À Saint-Denis, une cinquantaine de grévistes de la RATP s’étaient rassemblés dans la matinée devant le siège de la SNCF en soutien aux cheminots.  

Le nombre d’arrêts maladie a explosé au sein de la régie parisienne depuis le début de la grève, selon la direction, confirmant une information du Parisien qui évoque le stress des non-grévistes, mais aussi l’hypothèse selon laquelle ce serait un moyen de soutenir la grève sans perdre de salaire.

Manifester en tutu

Pour aider les grévistes, le syndicat Info’Com-CGT a remis mardi un chèque de 250 000 euros issus de sa caisse de grève aux salariés de la RATP.

Le mouvement de grève touche aussi les raffineries, mais l’approvisionnement des stations-service est « quasi normal », même si la situation est localement plus tendue en région PACA, a assuré mardi l’Union française des industries pétrolières (UFIP).
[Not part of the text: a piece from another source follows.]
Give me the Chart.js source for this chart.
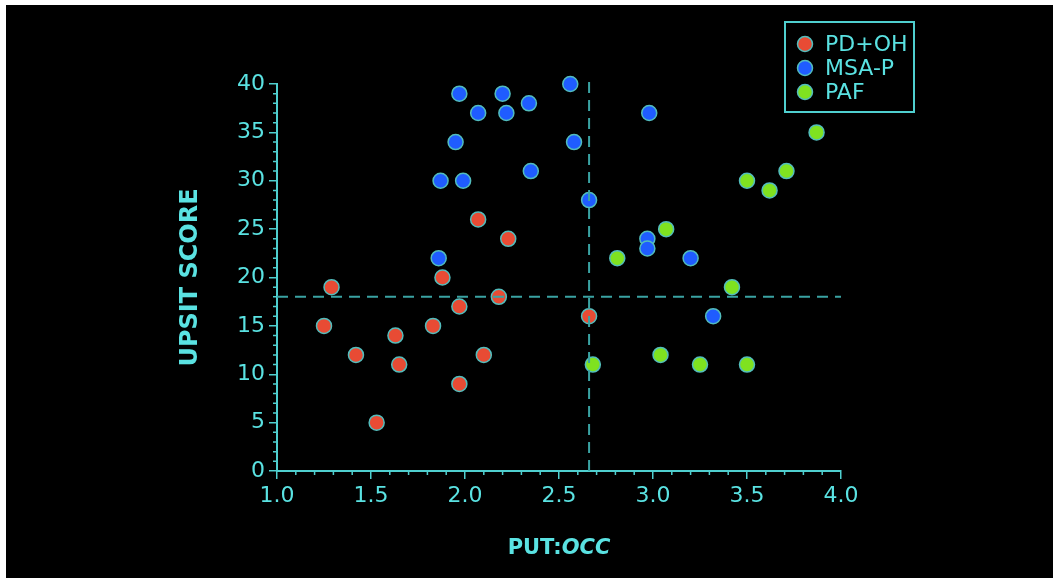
<!DOCTYPE html>
<html>
<head>
<meta charset="utf-8">
<script src="https://cdn.jsdelivr.net/npm/chart.js@4"></script>
<style>
  html, body { margin: 0; padding: 0; background: #fff; }
  #wrap { position: absolute; left: 6px; top: 5px; width: 1047px; height: 573px; background: #000; }
</style>
</head>
<body>
<div id="wrap"><canvas id="scatter" width="1047" height="573"></canvas></div>
<script>
const seriesNames = ["PD+OH", "MSA-P", "PAF"];

const pdohX = [1.25, 1.29, 1.42, 1.53, 1.63, 1.65, 1.83, 1.88, 1.97, 1.97, 2.07, 2.10, 2.18, 2.23, 2.66];
const pdohY = [15, 19, 12, 5, 14, 11, 15, 20, 17, 9, 26, 12, 18, 24, 16];

const msaX = [1.86, 1.87, 1.95, 1.97, 1.99, 2.07, 2.20, 2.22, 2.34, 2.35, 2.56, 2.58, 2.66, 2.97, 2.97, 2.98, 3.20, 3.32];
const msaY = [22, 30, 34, 39, 30, 37, 39, 37, 38, 31, 40, 34, 28, 24, 23, 37, 22, 16];

const pafX = [2.68, 2.81, 3.04, 3.07, 3.25, 3.42, 3.50, 3.50, 3.62, 3.71, 3.87];
const pafY = [11, 22, 12, 25, 11, 19, 30, 11, 29, 31, 35];

// cut-off lines
const cutX = 2.66;
const cutY = 18;

const xTicks = [1.0, 1.5, 2.0, 2.5, 3.0, 3.5, 4.0];
const yTicks = [0, 5, 10, 15, 20, 25, 30, 35, 40];

const CYAN = "#5ae2e2";
const AXIS = "#4fcfcf";
const DASH = "#3aa3a3";
const FONT = "'DejaVu Sans', sans-serif";

function pts(xs, ys) {
  return xs.map((x, i) => ({ x: x, y: ys[i] }));
}

function pointSet(label, xs, ys, color) {
  return {
    label: label,
    data: pts(xs, ys),
    backgroundColor: color,
    borderColor: "#52bdbd",
    borderWidth: 1.5,
    pointRadius: 7.5,
    showLine: false,
    clip: false,
    order: 1,
  };
}

function dashSet(data) {
  return {
    label: "",
    data: data,
    showLine: true,
    borderColor: DASH,
    borderWidth: 2,
    borderDash: [11, 7],
    pointRadius: 0,
    clip: false,
    order: 0,
  };
}

// minor ticks, titles and the boxed legend
const decor = {
  id: "decor",
  afterDraw(chart) {
    const ctx = chart.ctx;
    const xs = chart.scales.x;
    const ys = chart.scales.y;
    const area = chart.chartArea;
    ctx.save();
    ctx.strokeStyle = AXIS;
    ctx.lineWidth = 1.5;
    ctx.beginPath();
    for (let v = 0; v <= 40; v++) {
      if (v % 5 === 0) continue;
      const py = ys.getPixelForValue(v);
      ctx.moveTo(area.left, py);
      ctx.lineTo(area.left - 4, py);
    }
    for (let i = 10; i <= 40; i++) {
      if (i % 5 === 0) continue;
      const px = xs.getPixelForValue(i / 10);
      ctx.moveTo(px, area.bottom);
      ctx.lineTo(px, area.bottom + 4);
    }
    ctx.stroke();

    // axis titles
    ctx.fillStyle = CYAN;
    ctx.textBaseline = "middle";
    ctx.textAlign = "center";
    ctx.save();
    ctx.translate(185, (area.top + area.bottom) / 2);
    ctx.rotate(-Math.PI / 2);
    ctx.font = "bold 24px " + FONT;
    ctx.fillText("UPSIT SCORE", 0, 0);
    ctx.restore();

    ctx.font = "bold 21px " + FONT;
    const a = "PUT:";
    ctx.textAlign = "left";
    const wa = ctx.measureText(a).width;
    ctx.font = "italic bold 21px " + FONT;
    const wb = ctx.measureText("OCC").width;
    const sx = (area.left + area.right) / 2 - (wa + wb) / 2;
    ctx.font = "bold 21px " + FONT;
    ctx.fillText(a, sx, 544);
    ctx.font = "italic bold 21px " + FONT;
    ctx.fillText("OCC", sx + wa, 544);

    // legend
    const lx = 779, ly = 17, lw = 129, lh = 90;
    ctx.strokeStyle = AXIS;
    ctx.lineWidth = 2;
    ctx.strokeRect(lx, ly, lw, lh);
    ctx.font = "22px " + FONT;
    const sets = chart.data.datasets.filter(d => d.label);
    sets.forEach((d, i) => {
      const cy = ly + 22 + i * 24;
      ctx.beginPath();
      ctx.arc(lx + 20, cy, 7.5, 0, Math.PI * 2);
      ctx.fillStyle = d.backgroundColor;
      ctx.fill();
      ctx.lineWidth = 1.5;
      ctx.strokeStyle = d.borderColor;
      ctx.stroke();
      ctx.fillStyle = CYAN;
      ctx.fillText(d.label, lx + 40, cy + 1);
    });
    ctx.restore();
  },
};

new Chart(document.getElementById("scatter"), {
  type: "scatter",
  data: {
    datasets: [
      dashSet([{ x: cutX, y: 0 }, { x: cutX, y: 40.6 }]),
      dashSet([{ x: 1.0, y: cutY }, { x: 4.0, y: cutY }]),
      pointSet(seriesNames[0], pdohX, pdohY, "#e84b34"),
      pointSet(seriesNames[1], msaX, msaY, "#1f5cff"),
      pointSet(seriesNames[2], pafX, pafY, "#7fe220"),
    ],
  },
  options: {
    responsive: false,
    animation: false,
    layout: { padding: { top: 79, right: 212, left: 0, bottom: 0 } },
    plugins: { legend: { display: false }, tooltip: { enabled: false } },
    scales: {
      x: {
        type: "linear",
        min: 1,
        max: 4,
        afterBuildTicks: (s) => { s.ticks = xTicks.map(v => ({ value: v })); },
        afterFit: (s) => { s.height = 107; },
        ticks: {
          color: CYAN,
          font: { family: FONT, size: 22 },
          padding: 4,
          maxRotation: 0,
          callback: (v) => Number(v).toFixed(1),
        },
        grid: { drawOnChartArea: false, drawTicks: true, tickLength: 8, color: AXIS, lineWidth: 1.5 },
        border: { color: AXIS, width: 2 },
      },
      y: {
        type: "linear",
        min: 0,
        max: 40,
        afterBuildTicks: (s) => { s.ticks = yTicks.map(v => ({ value: v })); },
        afterFit: (s) => { s.width = 271; },
        ticks: {
          color: CYAN,
          font: { family: FONT, size: 22 },
          padding: 4,
        },
        grid: { drawOnChartArea: false, drawTicks: true, tickLength: 8, color: AXIS, lineWidth: 1.5 },
        border: { color: AXIS, width: 2 },
      },
    },
  },
  plugins: [decor],
});
</script>
</body>
</html>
Autre institution touchée par la grève, l’Opéra de Paris, dont une quarantaine de danseuses ont donné un mini-spectacle devant le palais Garnier, en tutu blanc pour manifester contre la réforme qui menace leur régime spécial.

Mais l’exécutif, qui veut remplacer les 42 régimes de retraite existants par un « système universel » par points, exclut de revenir sur la « suppression des régimes spéciaux », a rappelé son nouveau « Monsieur Retraites », Laurent Pietraszewski.

Matignon a communiqué lundi soir son programme de concertations avec les partenaires sociaux : ils seront reçus le 7 janvier par plusieurs ministres pour parler pénibilité et gestion des fins de carrière. Les discussions se poursuivront avant la présentation du projet de loi en Conseil des ministres le 22 janvier.

Philippe Martinez, le secrétaire général de la CGT, a regretté mardi d’avoir appris par la presse ce calendrier et ne sait pas encore s’il s’y rendra.

Parallèlement, le premier ministre Édouard Philippe « proposera […] une méthode de travail » concernant l’équilibre financier du système de retraites durant la « semaine du 6 janvier ».

« Les sujets sur lesquels on nous propose de discuter n’ont rien à voir avec le système universel des retraites », avait dénoncé dès lundi le numéro un de Force ouvrière, Yves Veyrier, appelant à nouveau le gouvernement à renoncer purement et simplement à la réforme. Avec la CGT, FO sera à nouveau dans la rue le 9 janvier.